[Data excerpts]:
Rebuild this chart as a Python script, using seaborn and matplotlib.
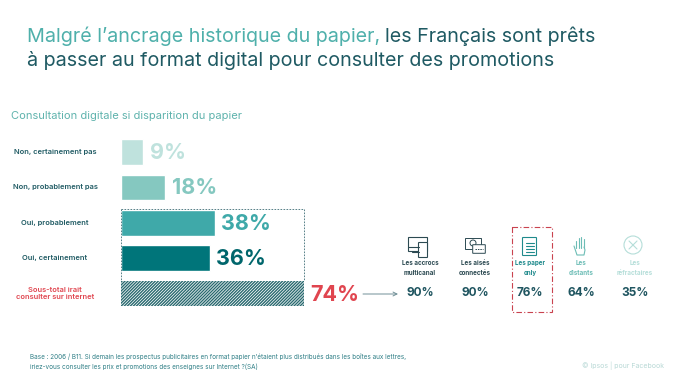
import matplotlib
matplotlib.use('Agg')
import matplotlib.pyplot as plt
from matplotlib.patches import Rectangle, Circle, FancyBboxPatch
import pandas as pd
import seaborn as sns

answers = ['Non, certainement pas', 'Non, probablement pas', 'Oui, probablement', 'Oui, certainement',
           'Sous-total irait\nconsulter sur internet']
shares = [9, 18, 38, 36, 74]
bar_colors = ['#bfe2dd', '#85c8c0', '#3fa9a9', '#00757a', '#ffffff']
text_colors = ['#bfe2dd', '#85c8c0', '#3fa9a9', '#00666c', '#e0454f']
answer_colors = ['#1f5a63', '#1f5a63', '#1f5a63', '#1f5a63', '#e0454f']

segments = ['Les accrocs\nmulticanal', 'Les aisés\nconnectés', 'Les paper\nonly', 'Les\ndistants', 'Les\nréfractaires']
segment_shares = [90, 90, 76, 64, 35]
segment_colors = ['#2c4a52', '#2c4a52', '#1f8a8c', '#6dbdb6', '#b5ded9']

DARK = '#1f5a63'
TEAL = '#4fb0ab'

sns.set_theme(style='white')
plt.rcParams['font.family'] = ['Inter', 'DejaVu Sans']

W, H = 680, 380
fig = plt.figure(figsize=(6.8, 3.8), dpi=100, facecolor='white')

# bars, 2.47 px per percent
ax = fig.add_axes([121 / W, 1 - 311.3 / H, 247 / W, 177 / H])
df = pd.DataFrame({'answer': answers, 'share': shares})
sns.barplot(data=df, x='share', y='answer', hue='answer', palette=bar_colors, legend=False,
            width=0.72, saturation=1, ax=ax)
ax.set_xlim(0, 100)
ax.set_ylim(4.5, -0.5)
ax.set_xlabel('')
ax.set_ylabel('')
ax.set_xticks([])
ax.set_yticks([])
sns.despine(ax=ax, left=True, bottom=True)
ax.patch.set_alpha(0)

# hatched subtotal
plt.rcParams['hatch.linewidth'] = 0.5
total = ax.patches[4]
total.set_hatch('/' * 11)
total.set_edgecolor('#2a6a70')
total.set_linewidth(0)

# dashed box around the two "oui" bars
ax.plot([0, shares[4], shares[4]], [1.62, 1.62, 3.64], color='#3d6d75', lw=0.6, ls=(0, (2, 1.6)))
ax.plot([0, 0], [1.62, 3.64], color='#3d6d75', lw=0.6, ls=(0, (2, 1.6)))

for i, v in enumerate(shares):
    ax.text(v + 2.6, i + 0.03, f'{v}%', color=text_colors[i], fontsize=15.5, fontweight='bold',
            va='center', ha='left')
    ax.text(-26.7, i, answers[i], color=answer_colors[i], fontsize=5.4, fontweight='semibold',
            va='center', ha='center', linespacing=1.35, clip_on=False)

# overlay in pixel coordinates for title, notes and icons
ov = fig.add_axes([0, 0, 1, 1])
ov.set_xlim(0, W)
ov.set_ylim(H, 0)
ov.axis('off')
ov.patch.set_alpha(0)

t1 = ov.text(27, 42, 'Malgré l’ancrage historique du papier,', color=TEAL, fontsize=14.2, va='baseline')
fig.canvas.draw()
bb = t1.get_window_extent()
ov.text(bb.x1 + 5, 42, 'les Français sont prêts', color=DARK, fontsize=14.2, va='baseline')
ov.text(27, 66, 'à passer au format digital pour consulter des promotions', color=DARK, fontsize=14.2, va='baseline')
ov.text(11, 119, 'Consultation digitale si disparition du papier', color='#5fb3ad', fontsize=8, va='baseline')

ov.text(30, 359, 'Base : 2006 / B11. Si demain les prospectus publicitaires en format papier n’étaient plus distribués dans les boîtes aux lettres,',
        color='#2f7f86', fontsize=4.6, va='baseline')
ov.text(30, 369, 'iriez-vous consulter les prix et promotions des enseignes sur Internet ?(SA)',
        color='#2f7f86', fontsize=4.6, va='baseline')
ov.text(664, 368, '© Ipsos | pour Facebook', color='#b9d9d6', fontsize=5, va='baseline', ha='right')

# arrow to the segments
ov.annotate('', xy=(398, 294), xytext=(363, 294),
            arrowprops=dict(arrowstyle='->', color='#6f8f96', lw=0.7, mutation_scale=7, shrinkA=0, shrinkB=0))

# segment columns
centers = [420, 475, 530, 581, 635]
for cx, name, val, col in zip(centers, segments, segment_shares, segment_colors):
    ov.text(cx, 268, name, color=col, fontsize=4.5, fontweight='bold', ha='center', va='center', linespacing=1.7)
    ov.text(cx, 293.5, f'{val}%', color='#1f5560', fontsize=8.5, fontweight='bold', ha='center', va='center')

# red box around "paper only"
ov.add_patch(Rectangle((512, 227), 40, 85, fill=False, ec='#c9434f', lw=0.8, ls=(0, (5, 2, 1, 2))))

# icons
c = '#2c4a52'
ov.add_patch(Rectangle((408, 237), 19, 14, fill=False, ec=c, lw=0.8))
ov.add_patch(FancyBboxPatch((419, 243), 8, 14, boxstyle='round,pad=0.5', fc='white', ec=c, lw=0.8))
ov.plot([408, 419], [247, 247], color=c, lw=0.8)
ov.plot([412, 419], [252, 252], color=c, lw=0.8)

ov.add_patch(Rectangle((465, 238), 16, 11, fill=False, ec=c, lw=0.7))
ov.add_patch(Circle((473, 243), 3, fill=False, ec=c, lw=0.7))
ov.add_patch(FancyBboxPatch((473, 245), 12, 8, boxstyle='round,pad=0.3', fc='white', ec=c, lw=0.7))
ov.plot([475, 483], [249, 249], color=c, lw=0.7, ls=(0, (1.5, 1)))

c = '#1f8a8c'
ov.add_patch(FancyBboxPatch((523, 238), 13, 17, boxstyle='round,pad=0.5', fill=False, ec=c, lw=0.8))
for yy in (243, 246, 249, 252):
    ov.plot([525.5, 533.5], [yy, yy], color=c, lw=0.8)

c = '#6dbdb6'
for xx, top in zip((576, 578.5, 581, 583.5), (241, 238, 237, 239)):
    ov.plot([xx, xx], [top, 248], color=c, lw=0.8)
ov.plot([574, 576, 577, 584, 585, 584], [246, 252, 255, 255, 250, 247], color=c, lw=0.8)

c = '#b5ded9'
ov.add_patch(Circle((633, 245), 9, fill=False, ec=c, lw=0.8))
ov.plot([629, 637], [241, 249], color=c, lw=0.8)
ov.plot([629, 637], [249, 241], color=c, lw=0.8)

fig.savefig('out.png', dpi=100, facecolor='white')
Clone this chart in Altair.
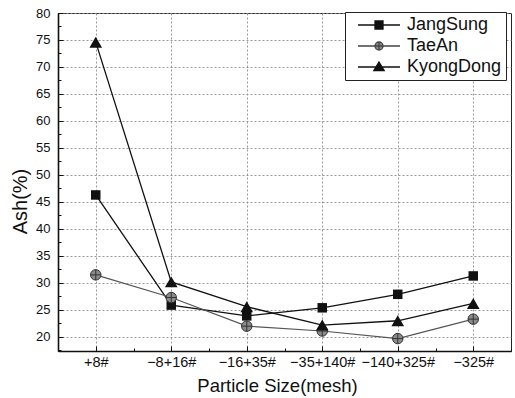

[Your task]:
From the data above, copy each line that holds "this".

[Reply]:
Rebuild this chart as a Python script, using seaborn and matplotlib.
Clone this chart in Altair.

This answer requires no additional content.